## Objective
Leave out the pictures and repeat exactly the lines between the one containing "Write a web" and the one containing "const titleText = 'Increase", inclusive.

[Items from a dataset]
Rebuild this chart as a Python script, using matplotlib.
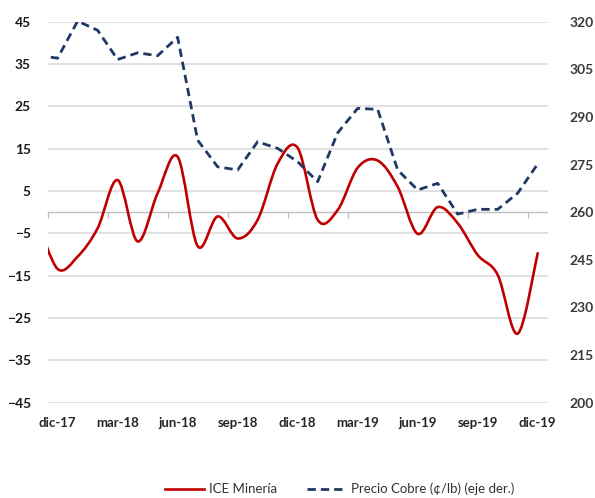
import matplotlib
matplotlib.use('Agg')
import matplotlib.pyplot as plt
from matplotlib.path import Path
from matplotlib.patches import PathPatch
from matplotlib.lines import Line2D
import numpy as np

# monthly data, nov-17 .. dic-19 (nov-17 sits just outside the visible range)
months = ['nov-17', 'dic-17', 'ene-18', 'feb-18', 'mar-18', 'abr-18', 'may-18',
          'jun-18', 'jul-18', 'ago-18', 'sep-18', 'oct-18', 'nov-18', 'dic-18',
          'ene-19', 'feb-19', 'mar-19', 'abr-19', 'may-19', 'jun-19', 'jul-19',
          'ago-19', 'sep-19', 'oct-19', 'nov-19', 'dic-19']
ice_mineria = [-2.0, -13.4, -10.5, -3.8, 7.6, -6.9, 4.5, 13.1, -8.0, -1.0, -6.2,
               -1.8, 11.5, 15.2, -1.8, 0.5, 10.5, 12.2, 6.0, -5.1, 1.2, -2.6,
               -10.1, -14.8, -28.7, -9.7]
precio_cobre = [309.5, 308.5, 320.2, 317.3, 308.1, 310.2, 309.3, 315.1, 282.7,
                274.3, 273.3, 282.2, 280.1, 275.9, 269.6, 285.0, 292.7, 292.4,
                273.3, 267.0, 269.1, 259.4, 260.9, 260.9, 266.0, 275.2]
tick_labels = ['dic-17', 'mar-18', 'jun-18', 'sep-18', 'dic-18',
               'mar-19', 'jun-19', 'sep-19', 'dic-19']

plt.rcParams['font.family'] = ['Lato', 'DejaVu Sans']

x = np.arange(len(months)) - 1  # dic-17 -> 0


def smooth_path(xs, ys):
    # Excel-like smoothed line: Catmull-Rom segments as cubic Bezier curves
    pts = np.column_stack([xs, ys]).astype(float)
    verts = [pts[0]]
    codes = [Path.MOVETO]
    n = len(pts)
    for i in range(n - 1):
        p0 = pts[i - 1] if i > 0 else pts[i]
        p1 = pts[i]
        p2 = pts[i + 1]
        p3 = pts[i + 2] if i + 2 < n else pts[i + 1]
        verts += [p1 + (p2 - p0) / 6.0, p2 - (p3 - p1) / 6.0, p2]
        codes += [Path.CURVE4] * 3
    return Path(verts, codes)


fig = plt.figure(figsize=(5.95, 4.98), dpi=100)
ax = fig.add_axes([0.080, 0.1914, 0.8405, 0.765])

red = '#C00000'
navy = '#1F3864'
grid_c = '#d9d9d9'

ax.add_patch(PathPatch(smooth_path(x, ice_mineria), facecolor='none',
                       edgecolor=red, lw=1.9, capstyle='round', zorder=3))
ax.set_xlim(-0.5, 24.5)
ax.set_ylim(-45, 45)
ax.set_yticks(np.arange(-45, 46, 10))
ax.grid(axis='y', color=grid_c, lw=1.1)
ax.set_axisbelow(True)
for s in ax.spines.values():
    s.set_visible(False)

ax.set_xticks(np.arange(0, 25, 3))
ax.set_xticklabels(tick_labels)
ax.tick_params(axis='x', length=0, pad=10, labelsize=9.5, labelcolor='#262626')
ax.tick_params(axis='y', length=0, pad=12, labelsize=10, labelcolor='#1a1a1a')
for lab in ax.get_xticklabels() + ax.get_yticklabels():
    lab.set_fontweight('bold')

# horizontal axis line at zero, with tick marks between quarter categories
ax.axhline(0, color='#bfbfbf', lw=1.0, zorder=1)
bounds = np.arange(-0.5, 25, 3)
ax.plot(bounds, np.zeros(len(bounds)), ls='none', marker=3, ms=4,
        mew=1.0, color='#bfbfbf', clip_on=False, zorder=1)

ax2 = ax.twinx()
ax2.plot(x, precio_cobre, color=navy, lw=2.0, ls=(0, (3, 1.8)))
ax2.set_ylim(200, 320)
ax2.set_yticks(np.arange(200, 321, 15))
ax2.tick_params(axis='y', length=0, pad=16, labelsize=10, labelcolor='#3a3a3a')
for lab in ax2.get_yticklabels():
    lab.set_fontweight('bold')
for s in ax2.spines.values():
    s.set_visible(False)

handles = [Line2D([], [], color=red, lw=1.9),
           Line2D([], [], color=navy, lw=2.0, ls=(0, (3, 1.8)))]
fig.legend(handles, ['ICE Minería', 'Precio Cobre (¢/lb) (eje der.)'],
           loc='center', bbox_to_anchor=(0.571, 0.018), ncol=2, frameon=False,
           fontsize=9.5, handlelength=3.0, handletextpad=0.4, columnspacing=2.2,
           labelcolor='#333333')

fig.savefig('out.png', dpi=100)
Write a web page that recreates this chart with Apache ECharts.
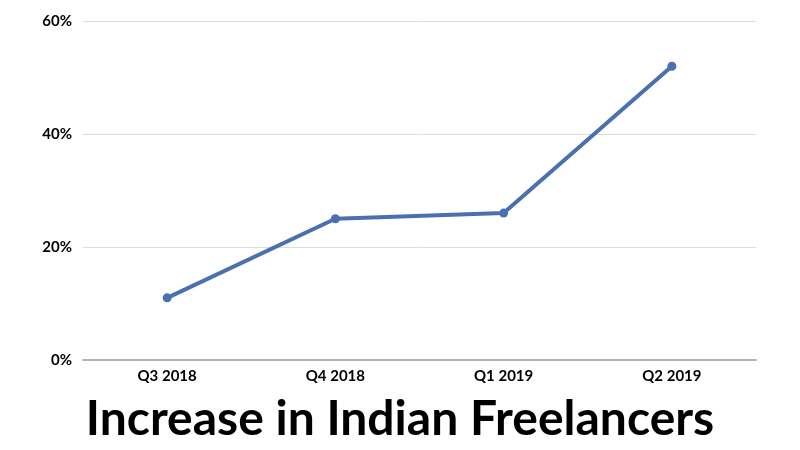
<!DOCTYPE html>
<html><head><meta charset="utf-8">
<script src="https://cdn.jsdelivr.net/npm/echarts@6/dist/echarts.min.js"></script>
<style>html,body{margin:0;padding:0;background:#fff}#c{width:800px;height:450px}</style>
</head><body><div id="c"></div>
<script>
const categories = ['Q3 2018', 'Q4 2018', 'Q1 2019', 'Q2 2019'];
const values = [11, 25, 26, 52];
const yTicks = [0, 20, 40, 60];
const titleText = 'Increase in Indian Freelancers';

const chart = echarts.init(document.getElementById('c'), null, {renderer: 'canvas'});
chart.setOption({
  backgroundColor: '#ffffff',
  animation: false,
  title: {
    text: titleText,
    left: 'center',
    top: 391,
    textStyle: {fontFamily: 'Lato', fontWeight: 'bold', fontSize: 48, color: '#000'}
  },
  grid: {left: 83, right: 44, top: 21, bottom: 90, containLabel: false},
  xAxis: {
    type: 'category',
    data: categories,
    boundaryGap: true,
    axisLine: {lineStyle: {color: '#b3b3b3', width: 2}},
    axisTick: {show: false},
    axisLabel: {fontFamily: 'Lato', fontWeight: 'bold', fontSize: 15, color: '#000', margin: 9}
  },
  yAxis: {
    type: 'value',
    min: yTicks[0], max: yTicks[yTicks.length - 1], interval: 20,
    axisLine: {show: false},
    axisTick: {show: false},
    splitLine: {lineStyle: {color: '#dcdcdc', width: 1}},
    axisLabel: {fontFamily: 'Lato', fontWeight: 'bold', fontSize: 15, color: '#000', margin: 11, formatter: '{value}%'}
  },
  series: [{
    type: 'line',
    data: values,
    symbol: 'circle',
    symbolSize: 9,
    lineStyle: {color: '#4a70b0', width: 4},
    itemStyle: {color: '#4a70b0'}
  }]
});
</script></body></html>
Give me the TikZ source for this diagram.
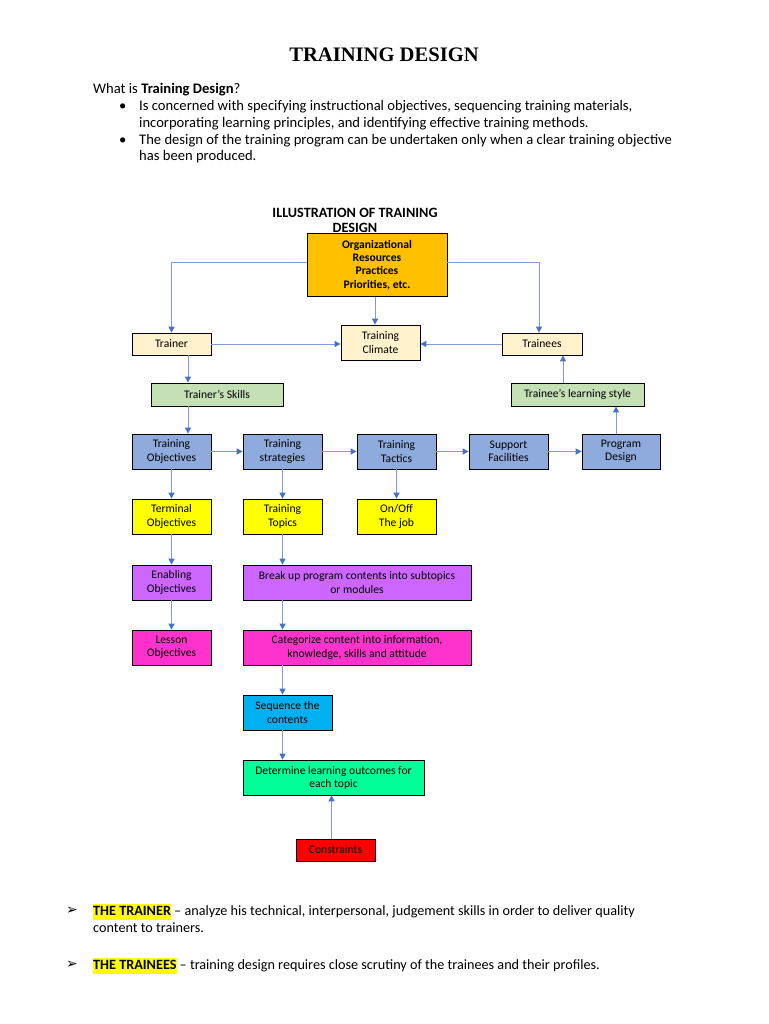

## Written response
Write a web page that recreates this chart with Apache ECharts.
<!DOCTYPE html>
<html><head><meta charset="utf-8">
<script src="https://cdn.jsdelivr.net/npm/echarts@6/dist/echarts.min.js"></script>
<style>html,body{margin:0;padding:0;background:#fff}#c{width:800px;height:450px}</style>
</head><body><div id="c"></div>
<script>
const categories = ['Q3 2018', 'Q4 2018', 'Q1 2019', 'Q2 2019'];
const values = [11, 25, 26, 52];
const yTicks = [0, 20, 40, 60];
const titleText = 'Increase in Indian Freelancers';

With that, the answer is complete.